Friday, 13 February 2009

Meeting Point

After we refused Sergei’s entreaties to start drinking again at 2pm, we left the train at Ekaterinburg at about 7.45pm local time. For some unknown reason, despite the fact that Russia spans about a gazillion time zones every single train in Russia operates according to Moscow time. This means that not only do you have to remember to keep adding on hours as you pass through all of the time zones, but you also have to keep Moscow time straight in your head so you don't end up missing your next train. It is really quite stupid.

Anyway, on leaving the train we were supposed to take the tram to the hostel but this proved to be significantly more difficult than we anticipated. Firstly, we could not for the life of us figure out where to buy tram tickets – although the little office was staffed, the curtain was down and my repeated entreaties of ‘dobry vyecher’ were met with the unhelpful response of the cloaked official turning the light in the booth off. We decided to ask the surrounding passengers, but the first person I asked (the Russian is getting a little better) directed me back to the station, and the second person at said station directed me straight back to the tram stop. We eventually decided to get the tram and risk another fine courtesy of mean Commie-era officials, but then said tram decided not to turn up for half an hour, during which Katie’s feet began to freeze. Discarding the possibility of a taxi after the driver we asked quoted us an astronomical fee, we thus decided to walk the two miles; Katie with her backpack and me with my big fat red case, which whilst enabling me to pack my computer and have enough clothes to live for six months in China, is not designed to be wheeled around a snow-covered city in the middle of winter.

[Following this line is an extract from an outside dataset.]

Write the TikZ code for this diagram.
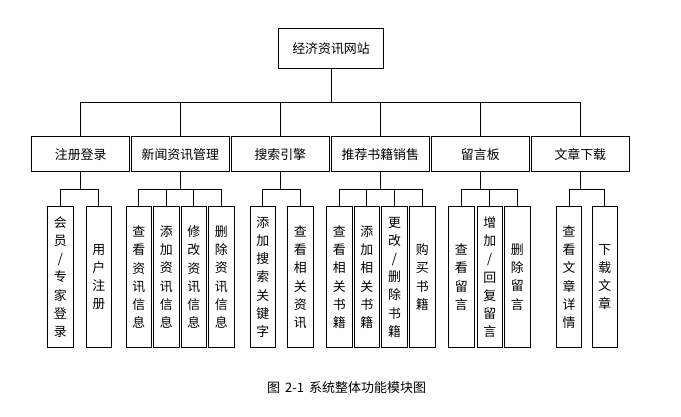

The walk seemed to take an age; the wheels of my case got completely stuck in the snow and refused to turn, meaning that I was essentially dragging a 25-30 kilo weight for about two miles. The situation was not helped by Katie singing ‘the wheels on the bag go round and round.’ Then again, she didn’t do too well either – not being particularly good at remaining upright at the best of times and hampered further by the combination of heavy bag and slippy ice, she managed two complete wipeouts in two miles. One looked horrid and both myself and some Russian women standing outside the philharmonia feared she’d broken herself, but fortunately she was okay apart from a bruised knee, so the trudge continued with us nearing giggling hysterics.


(A cool ice wall with graffiti we saw along the way)

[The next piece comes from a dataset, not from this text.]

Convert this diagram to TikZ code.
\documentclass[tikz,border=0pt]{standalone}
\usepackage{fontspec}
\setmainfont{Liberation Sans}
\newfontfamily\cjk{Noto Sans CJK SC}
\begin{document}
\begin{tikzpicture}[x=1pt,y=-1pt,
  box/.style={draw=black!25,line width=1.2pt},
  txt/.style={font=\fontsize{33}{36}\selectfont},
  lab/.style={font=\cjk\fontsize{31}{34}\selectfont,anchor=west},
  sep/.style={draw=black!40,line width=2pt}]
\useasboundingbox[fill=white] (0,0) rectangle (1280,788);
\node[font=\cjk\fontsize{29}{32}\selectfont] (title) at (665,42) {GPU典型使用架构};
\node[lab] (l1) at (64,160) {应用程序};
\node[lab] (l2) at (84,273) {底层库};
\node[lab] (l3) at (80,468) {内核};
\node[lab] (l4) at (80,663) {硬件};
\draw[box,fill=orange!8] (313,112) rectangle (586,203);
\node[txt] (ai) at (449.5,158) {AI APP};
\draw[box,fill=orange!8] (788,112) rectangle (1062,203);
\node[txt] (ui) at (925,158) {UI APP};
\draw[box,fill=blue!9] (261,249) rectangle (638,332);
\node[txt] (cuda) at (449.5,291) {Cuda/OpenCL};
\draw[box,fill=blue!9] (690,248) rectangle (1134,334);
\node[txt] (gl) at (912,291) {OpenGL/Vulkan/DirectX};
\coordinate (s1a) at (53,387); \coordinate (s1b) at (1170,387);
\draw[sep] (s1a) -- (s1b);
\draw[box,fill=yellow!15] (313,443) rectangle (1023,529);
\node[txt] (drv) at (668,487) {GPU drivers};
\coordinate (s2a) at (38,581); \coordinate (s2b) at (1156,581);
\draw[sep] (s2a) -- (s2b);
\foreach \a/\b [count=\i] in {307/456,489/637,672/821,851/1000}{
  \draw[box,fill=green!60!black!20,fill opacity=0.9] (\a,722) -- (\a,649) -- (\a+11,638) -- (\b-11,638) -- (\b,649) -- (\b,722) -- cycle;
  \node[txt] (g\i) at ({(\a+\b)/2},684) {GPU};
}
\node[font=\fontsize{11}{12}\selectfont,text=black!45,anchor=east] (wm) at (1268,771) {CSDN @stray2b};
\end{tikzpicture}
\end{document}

Fortunately, once we finally found the hostel (by this time it was way after 10pm), it was worth it. Called ‘Meeting Point,’ the hostel has only been operational since the beginning of January, and is quite unlike anywhere else I’ve ever stayed. It’s been opened by Katia, a young Russian who having travelled abroad herself and stayed in backpackers’ hostels, decided to quit her job last year and turn an old apartment owed by her family into the third hostel in Ekaterinburg. Although the hostel is at the moment mostly airbeds in an apartment, Katia’s put in internet, and provides free tea, coffee, breakfast etc. She’s also incredibly friendly and welcoming with excellent English, and is still so excited about having hostel guests that she keeps coming round to chat and caters to your every need. We’ve had a really nice couple of days exploring Ekaterinburg and just chilling out in what essentially feels like your own flat. There’s some amazing old Soviet furniture here that would probably be worth a fair bit back home, and Ekaterinburg itself just feels like a nice, relaxed place to be. Given that there are only two other hostels in Ekaterinburg, I think Katia’s new business will do well – she’s got herself on all the internet hostel list sites and we’re all going to write nice reviews about her to entice the travellers here.


(An amazing Soviet lamp in Katia's hostel)

Although the hostel is very new, it’s already busy; in addition to Katie and I on the first night there were Natasha, Christina and Emerald (three English friends on a pre-university gap year), and Sophia, a German economics undergraduate who volunteered to be an exchange student and was unfortunate enough to be reluctantly sent to Tomsk, Siberia. She had spent her three week winter break in Moscow as a refuge from the -48 C temperatures in her temporary home town, and was stopping in Ekaterinburg for a couple of days on her way back east. All of them are very nice, and crucially, after an incident in Napoleon Hostel, Moscow in which I came very close to murdering a hapless sleep disturber named Marcus, not one of them snored.